Grammatik und Freiheit schließen sich für manche Menschen aus. Das gilt ebenso wie für Grammatik und Kreativität. Ich habe schon an anderer Stelle die Behauptung aufgestellt, dass Grammatik die Muskulatur der Sprache ist. Nur eine gut trainierte Grammatik kann Autor*innen unterstützen, wenn sie ihre Ideen in eine Geschichte verwandeln möchten. Nur mit einer gut trainierten Grammatik gelingt es ihnen, einen Text zu schreiben, den Leser*innen verstehen und genießen können.
Grammatik und Freiheit – Lesbare Texte
Ich lese jeden Tag Texte, in denen Grammatik nur ansatzweise vorhanden ist. Diese Texte sind schwer lesbar. Oft bleibt mir nur, Zusammenhänge zu raten.

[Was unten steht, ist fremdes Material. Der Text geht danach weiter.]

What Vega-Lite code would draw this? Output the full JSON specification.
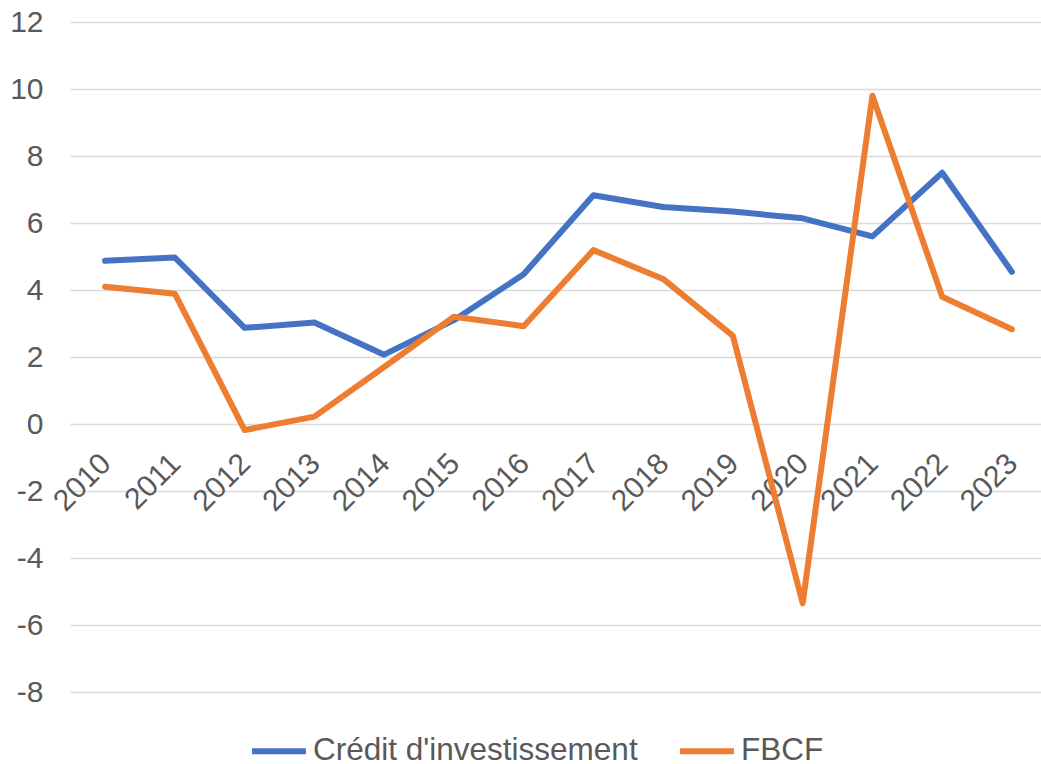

Manchmal sind die Zusammenhänge erkennbar, auch die Idee dahinter, doch durch die vielen Abweichungen von den Standardformen eines Satzes, ermüden meine Augen beim Lesen. Das sind normalerweise Texte von Menschen, die Deutsch lernen. Ich habe solche Texte aber auch schon von deutschen Muttersprachlern zur Veröffentlichung angeboten bekommen.
Grammatik bringt Wörter an ihre Position und gibt ihnen eine Form. Leser*innen erkennen die Positionen und Formen. Sie entnehmen den Positionen und Formen Informationen. Manchmal entdecken sie darin einen Rhythmus, der sie antreibt weiterzulesen. Viel von dem, was wir Grammatik nennen, ist eine alte Vereinbarung zwischen Schreibenden und Lesenden. Gegen solche Vereinbarungen kann man effektvoll verstoßen. Wer das zu oft und vor allem wer das unabsichtlich tut, verprellt Leser*innen.
Grammatik und Freiheit – Die Möglichkeiten der Grammatik
Mithilfe der Grammatik lässt sich die Aussage eines Texts nicht nur vermitteln. Grammatik ist auch ein Multifunktionswerkzeug, mit dem das Tempo eines Texts gesteuert werden kann. Grammatik gibt Autor*innen Verfahren an die Hand, Leser*innen durch Zeitebenen zu führen, Wahrscheinliches von Unwahrscheinlichem zu unterscheiden oder Stimmungen zu wecken. Vieles von dem, was der Deutschunterricht als stilistische Mittel verkauft, sind grammatische Strukturen, die einen Text formen. Daher sollten Autor*innen wie Leser*innen vorsichtig sein, wenn sich jemand öffentlich über die Zwänge der Grammatik mokiert. Oft geht es bei solchen Behauptungen gar nicht um Grammatik als Strukturmittel, sondern um Stilfragen.